Immunohistochemistry of an HPAI H5N1−infected white Cherry Valley duck (Anas platyrhynchos). The viral antigen is detected in myocardial cells and lymphoid cells (arrow) (A) and renal tubular cells (B) (magnification ×100). The primary antibody used for immunohistochemistry in this study was a mouse anti−avian influenza H5 antibody (Magellan Biotechnology, Chunan, Taiwan).

Experimental Infection of Khaki Campbell Ducks

Because culling of all H5N1−positive ducks was mandated in Thailand, we could not determine the natural outcome of infection in birds raised in the open on rice fields. Therefore, khaki Campbell ducks were experimentally infected with 4 representative H5N1 viruses isolated in Thailand in 2004 and 2005. All animal experiments were performed in biosafety level 3+ facilities. All 4 viruses caused the deaths of infected ducks; however, their degree of death varied ( Table 2 ). The most lethal virus tested was A/duck/Thailand/71.1/2004, which caused death in 10/10 of the infected khaki Campbell ducks, a lethality rate comparable to that previously reported for Mallard ducks.[16] Also tested was a human virus isolated in 2004, A/Thailand/MK2/2004, which resulted in the death of 2/10 khaki Campbell ducks. Of the two 2005 viruses tested, 1 caused very slight disease and resulted in only 1/10 deaths (A/quail/Thailand/551/2005) whereas the other (A/duck/Thailand/144/2005) resulted in 5/10 deaths. Ducks inoculated with A/Thailand/MK2/04 shed virus for the longest period of time (day 10 postinfection), whereas the 2005 virus isolates were shed only until day 8 postinfection. These results indicate that the H5N1 avian viruses recently isolated in Thailand can cause death in khaki Campbell ducks; however, several infected ducks remained completely healthy with no signs of disease throughout the study.

Current Status of Duck Raising in Thailand

As of October 2005, the government of Thailand forbids the practice of raising ducks in open fields and moving grazing ducks from 1 region to another. Farmers who do so are subject to fines and other punishments. Additionally, they receive no compensation if they raise ducks in the open free-range system, and the ducks become infected with H5N1. Farmers were initially compensated for the culling of their ducks.

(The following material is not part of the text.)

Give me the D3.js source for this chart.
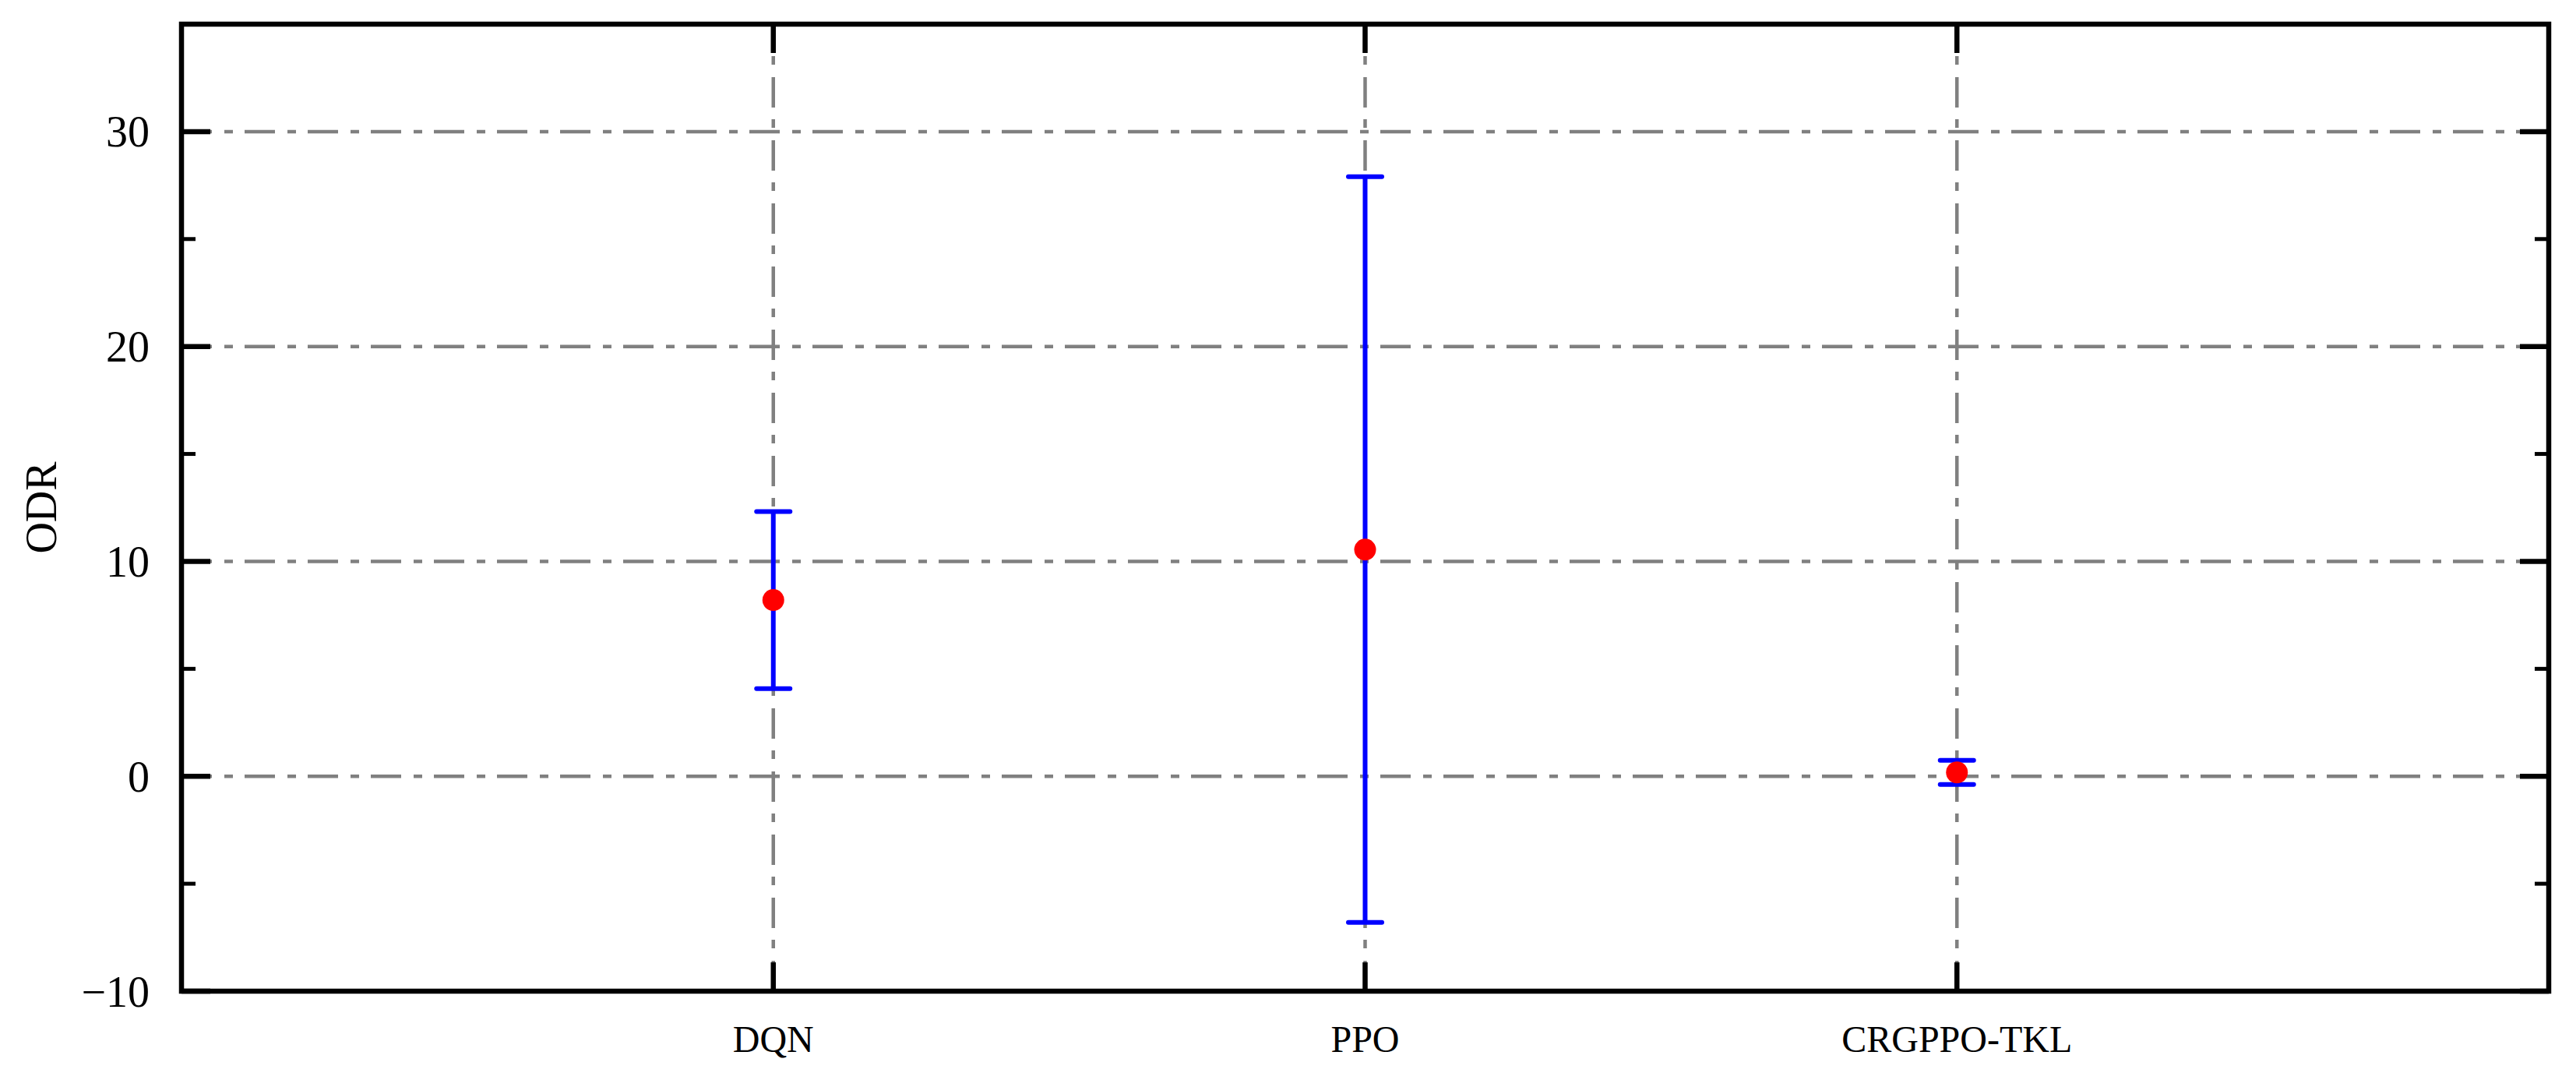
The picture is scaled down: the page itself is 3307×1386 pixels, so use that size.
<!DOCTYPE html>
<html>
<head>
<meta charset="utf-8">
<script src="https://cdn.jsdelivr.net/npm/d3@7"></script>
<style>
  html, body { margin: 0; padding: 0; background: #fff; }
  text { font-family: "Liberation Serif", "Times New Roman", serif; fill: #000; }
</style>
</head>
<body>
<svg id="chart" width="3307" height="1386"></svg>
<script>
// data
const methods = ['DQN', 'PPO', 'CRGPPO-TKL'];
const means = [8.2, 10.55, 0.18];
const errors = [4.12, 17.35, 0.56];
const yTicks = [-10, 0, 10, 20, 30];
const yMinorTicks = [-5, 5, 15, 25];

const width = 3307, height = 1386;
const margin = { left: 233, right: 35, top: 31, bottom: 114 };

const svg = d3.select('#chart');

const x = d3.scalePoint()
    .domain(methods)
    .range([margin.left, width - margin.right])
    .padding(1);

const y = d3.scaleLinear()
    .domain([-10, 35])
    .range([height - margin.bottom, margin.top]);

const x0 = margin.left, x1 = width - margin.right;
const y0 = height - margin.bottom, y1 = margin.top;

const gridDash = '39,16,11,15';

// grid lines
const grid = svg.append('g')
    .attr('stroke', '#808080')
    .attr('stroke-width', 4.5)
    .attr('stroke-dasharray', gridDash);

grid.selectAll('line.h')
    .data(yTicks.filter(d => d > -10))
    .enter()
    .append('line')
    .attr('class', 'h')
    .attr('x1', x0).attr('x2', x1)
    .attr('y1', d => y(d)).attr('y2', d => y(d));

grid.selectAll('line.v')
    .data(methods)
    .enter()
    .append('line')
    .attr('class', 'v')
    .attr('x1', d => x(d)).attr('x2', d => x(d))
    .attr('y1', y0).attr('y2', y1);

// ticks (inward, on all four sides)
const ticks = svg.append('g').attr('stroke', '#000');
const majorLen = 37, minorLen = 18;

yTicks.forEach(v => {
    ticks.append('line').attr('x1', x0).attr('x2', x0 + majorLen)
        .attr('y1', y(v)).attr('y2', y(v)).attr('stroke-width', 6.5);
    ticks.append('line').attr('x1', x1).attr('x2', x1 - majorLen)
        .attr('y1', y(v)).attr('y2', y(v)).attr('stroke-width', 6.5);
});
yMinorTicks.forEach(v => {
    ticks.append('line').attr('x1', x0).attr('x2', x0 + minorLen)
        .attr('y1', y(v)).attr('y2', y(v)).attr('stroke-width', 5);
    ticks.append('line').attr('x1', x1).attr('x2', x1 - minorLen)
        .attr('y1', y(v)).attr('y2', y(v)).attr('stroke-width', 5);
});
methods.forEach(m => {
    ticks.append('line').attr('x1', x(m)).attr('x2', x(m))
        .attr('y1', y0).attr('y2', y0 - majorLen).attr('stroke-width', 6.5);
    ticks.append('line').attr('x1', x(m)).attr('x2', x(m))
        .attr('y1', y1).attr('y2', y1 + majorLen).attr('stroke-width', 6.5);
});

// frame
svg.append('rect')
    .attr('x', x0).attr('y', y1)
    .attr('width', x1 - x0).attr('height', y0 - y1)
    .attr('fill', 'none')
    .attr('stroke', '#000')
    .attr('stroke-width', 6.5);

// y tick labels
svg.append('g')
    .selectAll('text')
    .data(yTicks)
    .enter()
    .append('text')
    .attr('x', 192)
    .attr('y', d => y(d))
    .attr('dy', '0.35em')
    .attr('text-anchor', 'end')
    .attr('font-size', 56)
    .text(d => d3.format('d')(d));

// x tick labels
svg.append('g')
    .selectAll('text')
    .data(methods)
    .enter()
    .append('text')
    .attr('x', d => x(d))
    .attr('y', 1350)
    .attr('text-anchor', 'middle')
    .attr('font-size', 48)
    .text(d => d);

// y axis title
svg.append('text')
    .attr('transform', `translate(72,${(y0 + y1) / 2}) rotate(-90)`)
    .attr('text-anchor', 'middle')
    .attr('font-size', 56)
    .text('ODR');

// error bars
const rows = methods.map((m, i) => ({ name: m, mean: means[i], err: errors[i] }));
const capHalf = 21.5;

const eb = svg.append('g')
    .attr('stroke', '#0000ff')
    .attr('stroke-width', 6);

eb.selectAll('line.stem')
    .data(rows)
    .enter()
    .append('line')
    .attr('x1', d => x(d.name)).attr('x2', d => x(d.name))
    .attr('y1', d => y(d.mean - d.err)).attr('y2', d => y(d.mean + d.err));

eb.selectAll('line.capTop')
    .data(rows)
    .enter()
    .append('line')
    .attr('x1', d => x(d.name) - capHalf).attr('x2', d => x(d.name) + capHalf)
    .attr('y1', d => y(d.mean + d.err)).attr('y2', d => y(d.mean + d.err))
    .attr('stroke-linecap', 'round');

eb.selectAll('line.capBot')
    .data(rows)
    .enter()
    .append('line')
    .attr('x1', d => x(d.name) - capHalf).attr('x2', d => x(d.name) + capHalf)
    .attr('y1', d => y(d.mean - d.err)).attr('y2', d => y(d.mean - d.err))
    .attr('stroke-linecap', 'round');

// mean markers
svg.append('g')
    .selectAll('circle')
    .data(rows)
    .enter()
    .append('circle')
    .attr('cx', d => x(d.name))
    .attr('cy', d => y(d.mean))
    .attr('r', 14)
    .attr('fill', '#ff0000');
</script>
</body>
</html>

Duck raising is now confined to the high-biosecurity system.

After a lull of almost 1 year, a case of human H5N1 infection was reported in Thailand in October 2005. The report was preceded by the illegal grazing of 3 flocks of 3,000 to 5,000 free-range ducks in rice fields in the area (Kanchanaburi Province). Although no direct contact between the grazing ducks and backyard chickens was known, within 2 weeks of the arrival of the ducks, chickens in the area began dying, and a person who had direct contact with the diseased chickens died of H5N1 infection. Approximately 500 backyard chickens were culled in the village. Sequence analysis of the human isolate and avian isolates (duck and chicken) from this area would be essential to confirm the epidemiologic link between these cases and, coupled with the chronology of events, to assess whether free-grazing ducks were indeed the source of infection for this outbreak.